This paper introduces a novel framework replacing traditional string theory with Möbius strip wavelets. This approach resolves the dimension explosion problem while naturally encoding spinors.
The Möbius stripwavelet is a fractal, self-similar structure that encodes the fundamental geometry of the universe:
- It forms an infinity-like structure, creating black holes and white holes depending on position and direction within the loop.
- The wave propagating along the strip follows a conformal cyclic cosmology process.
Each complete loop of the strip represents an aeon, and each side switch acts as a conformal transformation:
\[ \Phi (t) = \lim_{n \to \infty} \Psi (t + nT) \]
where \( \Phi (t) \) represents the evolution of the wave along the stripwavelet, conformally mapping cycles.
Geodesics in this framework are described as orthogonal spiraling fibrations on a hypersphere, mapped to two dimensions.
These geodesics converge at strip inversions, leading to big bang-like events in subsequent cycles.

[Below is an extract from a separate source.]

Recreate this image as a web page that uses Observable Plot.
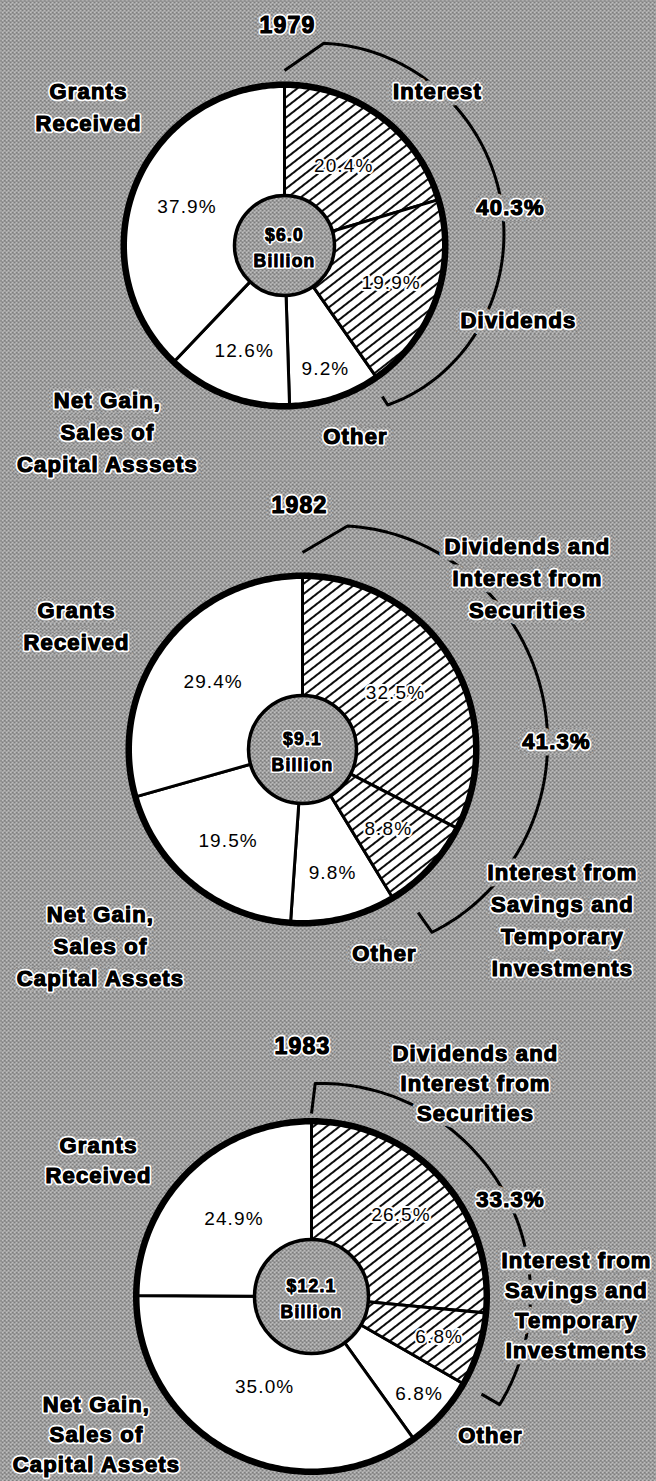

\[ G_n = \sum_{i=1}^{n} \Gamma (P_i) \times \Omega (t) \]
To derive the wave function along the Möbius strip, we define the fundamental mode of the wavelet as:
\[ \psi (x,t) = A e^{i(kx - \omega t)} \]
where \( A \) is the amplitude, \( k \) is the wave number, and \( \omega \) is the angular frequency.
Given the Möbius topology, we enforce the periodic boundary conditions:
\[ \psi (x + L, t) = \psi (-x, t) \]
which modifies the eigenstates accordingly.
Each cycle through the Möbius strip enacts a conformal transformation on the wave function. This can be modeled as:
\[ \Psi_{n+1} = T \Psi_n \]
where \( T \) is a transformation matrix satisfying conformal symmetry conditions.
The geodesics follow orthogonal fibrations described in higher-dimensional space:
\[ x^2 + y^2 + z^2 + w^2 = R^2 \]
where the collapse to a singularity occurs at the inversion points:
\[ \lim_{t \to 0} \nabla \cdot G = \delta (t) \]
This theory provides an elegant, self-consistent framework that unifies fundamental physics under a cyclic, fractal Möbius strip-based geometry.